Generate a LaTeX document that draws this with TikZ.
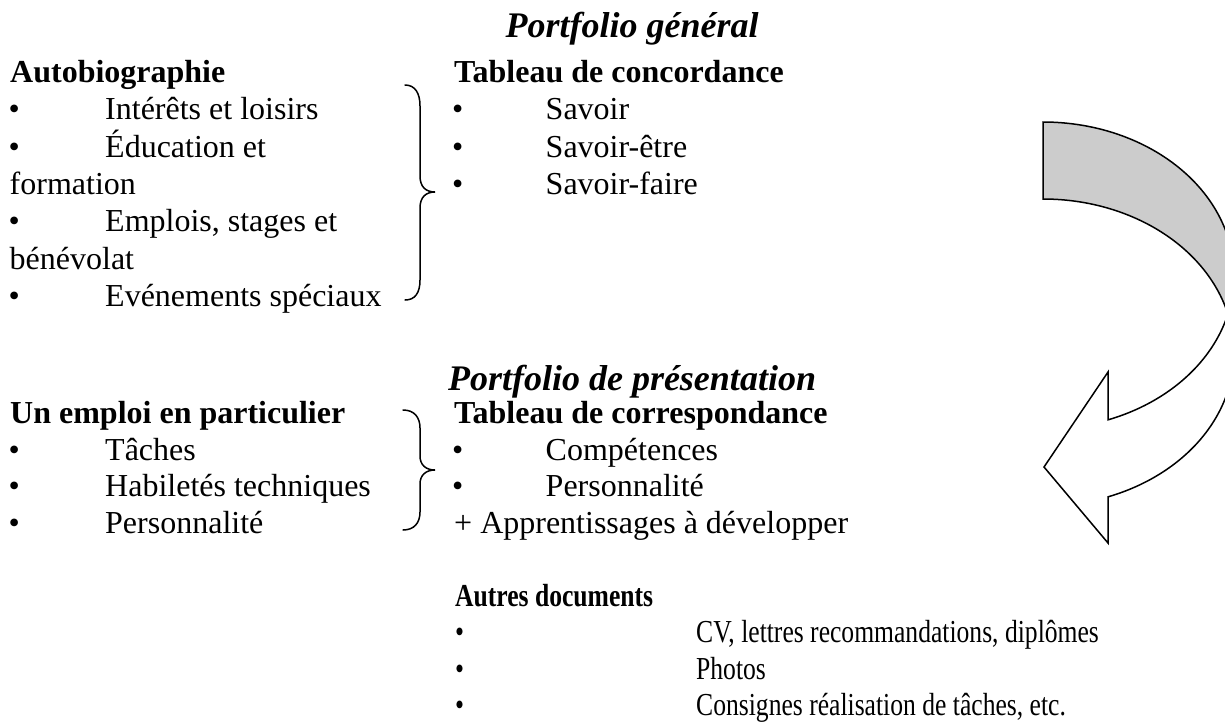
\documentclass[tikz,border=0pt]{standalone}
\usepackage{fontspec}
\usepackage{graphicx}
\setmainfont{Liberation Serif}
\definecolor{bandgray}{RGB}{204,204,204}
\tikzset{
  body/.style={anchor=base west, inner sep=0pt, font=\fontsize{32}{38}\selectfont},
  head/.style={anchor=base west, inner sep=0pt, font=\fontsize{32}{38}\selectfont\bfseries},
  sectitle/.style={anchor=base, inner sep=0pt, font=\fontsize{36}{42}\selectfont\bfseries\itshape},
  bracestroke/.style={line width=1.5pt, line cap=round},
  arrowstroke/.style={line width=1.5pt, line join=miter},
}
\begin{document}
\begin{tikzpicture}[x=1pt,y=-1pt]
\useasboundingbox (0,0) rectangle (1225,721);
\fill[white] (0,0) rectangle (1225,721);
\clip (0,0) rectangle (1225,721);

% ---- Portfolio général ----
\node[sectitle] (t1) at (632,37) {Portfolio général};

\node[head] (autobio) at (10,82.5) {Autobiographie};
\node[body] (ab1) at (8.5,119.8) {•};
\node[body] (at1) at (105,119.8) {Intérêts et loisirs};
\node[body] (ab2) at (8.5,157.1) {•};
\node[body] (at2) at (105,157.1) {Éducation et};
\node[body] (at2b) at (9.5,194.4) {formation};
\node[body] (ab3) at (8.5,231.7) {•};
\node[body] (at3) at (105,231.7) {Emplois, stages et};
\node[body] (at3b) at (9.5,269) {bénévolat};
\node[body] (ab4) at (8.5,306.3) {•};
\node[body] (at4) at (105,306.3) {Evénements spéciaux};

\node[head] (conc) at (454,82.5) {Tableau de concordance};
\node[body] (cb1) at (452,119.8) {•};
\node[body] (ct1) at (545.5,119.8) {Savoir};
\node[body] (cb2) at (452,157.1) {•};
\node[body] (ct2) at (545.5,157.1) {Savoir-être};
\node[body] (cb3) at (452,194.4) {•};
\node[body] (ct3) at (545.5,194.4) {Savoir-faire};

% brace joining the two upper lists
\draw[bracestroke] (405,85) .. controls (415,85) and (420,93) .. (420,106)
  -- (420,176) .. controls (420,187) and (426,192) .. (435,192)
  .. controls (426,192) and (420,197) .. (420,208)
  -- (420,280) .. controls (420,293) and (415,300) .. (405,300);

% ---- Portfolio de présentation ----
\node[sectitle] (t2) at (632,390) {Portfolio de présentation};

\node[head] (emploi) at (10,423) {Un emploi en particulier};
\node[body] (eb1) at (8.5,460) {•};
\node[body] (et1) at (105,460) {Tâches};
\node[body] (eb2) at (8.5,496.5) {•};
\node[body] (et2) at (105,496.5) {Habiletés techniques};
\node[body] (eb3) at (8.5,533) {•};
\node[body] (et3) at (105,533) {Personnalité};

\node[head] (corr) at (454,423) {Tableau de correspondance};
\node[body] (rb1) at (452,460) {•};
\node[body] (rt1) at (545.5,460) {Compétences};
\node[body] (rb2) at (452,496.5) {•};
\node[body] (rt2) at (545.5,496.5) {Personnalité};
\node[body] (appr) at (454,533) {+ Apprentissages à développer};

% brace joining the two lower lists
\draw[bracestroke] (403,410) .. controls (414,410) and (420,417) .. (420,428)
  -- (420,456) .. controls (420,465) and (426,470) .. (435,470)
  .. controls (426,470) and (420,475) .. (420,484)
  -- (420,512) .. controls (420,523) and (414,530) .. (403,530);

% ---- other documents (condensed text) ----
\node[head] (autres) at (455,606) {\scalebox{0.8}[1]{Autres documents}};
\node[body] (ob1) at (455,642.5) {\scalebox{0.8}[1]{•}};
\node[body] (ot1) at (696,642.5) {\scalebox{0.8}[1]{CV, lettres recommandations, diplômes}};
\node[body] (ob2) at (455,679) {\scalebox{0.8}[1]{•}};
\node[body] (ot2) at (696,679) {\scalebox{0.8}[1]{Photos}};
\node[body] (ob3) at (455,715.5) {\scalebox{0.8}[1]{•}};
\node[body] (ot3) at (696,715.5) {\scalebox{0.8}[1]{Consignes réalisation de tâches, etc.}};

% ---- curved arrow: back of the band in grey, front in white ----
\filldraw[arrowstroke, fill=bandgray]
  plot[variable=\t, domain=-90:14.5, samples=70] ({1043+191*cos(\t)},{275.5+153.5*sin(\t)})
  -- plot[variable=\t, domain=-14.5:-90, samples=70] ({1043+191*cos(\t)},{352.5+153.5*sin(\t)})
  -- cycle;
\filldraw[arrowstroke, fill=white]
  plot[variable=\t, domain=14.5:70.1, samples=50] ({1043+191*cos(\t)},{275.5+153.5*sin(\t)})
  -- (1108,372) -- (1044,467) -- (1108,543)
  -- plot[variable=\t, domain=70.1:14.5, samples=50] ({1043+191*cos(\t)},{352.5+153.5*sin(\t)})
  -- cycle;
\end{tikzpicture}
\end{document}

=== PROBLEM TO SOLVE ===
Give the material again exactly as it is, but keep the pictures out.

=== TASK RESULT ===
Generate a LaTeX document that draws this with TikZ.
\documentclass[tikz,border=0pt]{standalone}
\usepackage{fontspec}
\usepackage{graphicx}
\setmainfont{Liberation Serif}
\definecolor{bandgray}{RGB}{204,204,204}
\tikzset{
  body/.style={anchor=base west, inner sep=0pt, font=\fontsize{32}{38}\selectfont},
  head/.style={anchor=base west, inner sep=0pt, font=\fontsize{32}{38}\selectfont\bfseries},
  sectitle/.style={anchor=base, inner sep=0pt, font=\fontsize{36}{42}\selectfont\bfseries\itshape},
  bracestroke/.style={line width=1.5pt, line cap=round},
  arrowstroke/.style={line width=1.5pt, line join=miter},
}
\begin{document}
\begin{tikzpicture}[x=1pt,y=-1pt]
\useasboundingbox (0,0) rectangle (1225,721);
\fill[white] (0,0) rectangle (1225,721);
\clip (0,0) rectangle (1225,721);

% ---- Portfolio général ----
\node[sectitle] (t1) at (632,37) {Portfolio général};

\node[head] (autobio) at (10,82.5) {Autobiographie};
\node[body] (ab1) at (8.5,119.8) {•};
\node[body] (at1) at (105,119.8) {Intérêts et loisirs};
\node[body] (ab2) at (8.5,157.1) {•};
\node[body] (at2) at (105,157.1) {Éducation et};
\node[body] (at2b) at (9.5,194.4) {formation};
\node[body] (ab3) at (8.5,231.7) {•};
\node[body] (at3) at (105,231.7) {Emplois, stages et};
\node[body] (at3b) at (9.5,269) {bénévolat};
\node[body] (ab4) at (8.5,306.3) {•};
\node[body] (at4) at (105,306.3) {Evénements spéciaux};

\node[head] (conc) at (454,82.5) {Tableau de concordance};
\node[body] (cb1) at (452,119.8) {•};
\node[body] (ct1) at (545.5,119.8) {Savoir};
\node[body] (cb2) at (452,157.1) {•};
\node[body] (ct2) at (545.5,157.1) {Savoir-être};
\node[body] (cb3) at (452,194.4) {•};
\node[body] (ct3) at (545.5,194.4) {Savoir-faire};

% brace joining the two upper lists
\draw[bracestroke] (405,85) .. controls (415,85) and (420,93) .. (420,106)
  -- (420,176) .. controls (420,187) and (426,192) .. (435,192)
  .. controls (426,192) and (420,197) .. (420,208)
  -- (420,280) .. controls (420,293) and (415,300) .. (405,300);

% ---- Portfolio de présentation ----
\node[sectitle] (t2) at (632,390) {Portfolio de présentation};

\node[head] (emploi) at (10,423) {Un emploi en particulier};
\node[body] (eb1) at (8.5,460) {•};
\node[body] (et1) at (105,460) {Tâches};
\node[body] (eb2) at (8.5,496.5) {•};
\node[body] (et2) at (105,496.5) {Habiletés techniques};
\node[body] (eb3) at (8.5,533) {•};
\node[body] (et3) at (105,533) {Personnalité};

\node[head] (corr) at (454,423) {Tableau de correspondance};
\node[body] (rb1) at (452,460) {•};
\node[body] (rt1) at (545.5,460) {Compétences};
\node[body] (rb2) at (452,496.5) {•};
\node[body] (rt2) at (545.5,496.5) {Personnalité};
\node[body] (appr) at (454,533) {+ Apprentissages à développer};

% brace joining the two lower lists
\draw[bracestroke] (403,410) .. controls (414,410) and (420,417) .. (420,428)
  -- (420,456) .. controls (420,465) and (426,470) .. (435,470)
  .. controls (426,470) and (420,475) .. (420,484)
  -- (420,512) .. controls (420,523) and (414,530) .. (403,530);

% ---- other documents (condensed text) ----
\node[head] (autres) at (455,606) {\scalebox{0.8}[1]{Autres documents}};
\node[body] (ob1) at (455,642.5) {\scalebox{0.8}[1]{•}};
\node[body] (ot1) at (696,642.5) {\scalebox{0.8}[1]{CV, lettres recommandations, diplômes}};
\node[body] (ob2) at (455,679) {\scalebox{0.8}[1]{•}};
\node[body] (ot2) at (696,679) {\scalebox{0.8}[1]{Photos}};
\node[body] (ob3) at (455,715.5) {\scalebox{0.8}[1]{•}};
\node[body] (ot3) at (696,715.5) {\scalebox{0.8}[1]{Consignes réalisation de tâches, etc.}};

% ---- curved arrow: back of the band in grey, front in white ----
\filldraw[arrowstroke, fill=bandgray]
  plot[variable=\t, domain=-90:14.5, samples=70] ({1043+191*cos(\t)},{275.5+153.5*sin(\t)})
  -- plot[variable=\t, domain=-14.5:-90, samples=70] ({1043+191*cos(\t)},{352.5+153.5*sin(\t)})
  -- cycle;
\filldraw[arrowstroke, fill=white]
  plot[variable=\t, domain=14.5:70.1, samples=50] ({1043+191*cos(\t)},{275.5+153.5*sin(\t)})
  -- (1108,372) -- (1044,467) -- (1108,543)
  -- plot[variable=\t, domain=70.1:14.5, samples=50] ({1043+191*cos(\t)},{352.5+153.5*sin(\t)})
  -- cycle;
\end{tikzpicture}
\end{document}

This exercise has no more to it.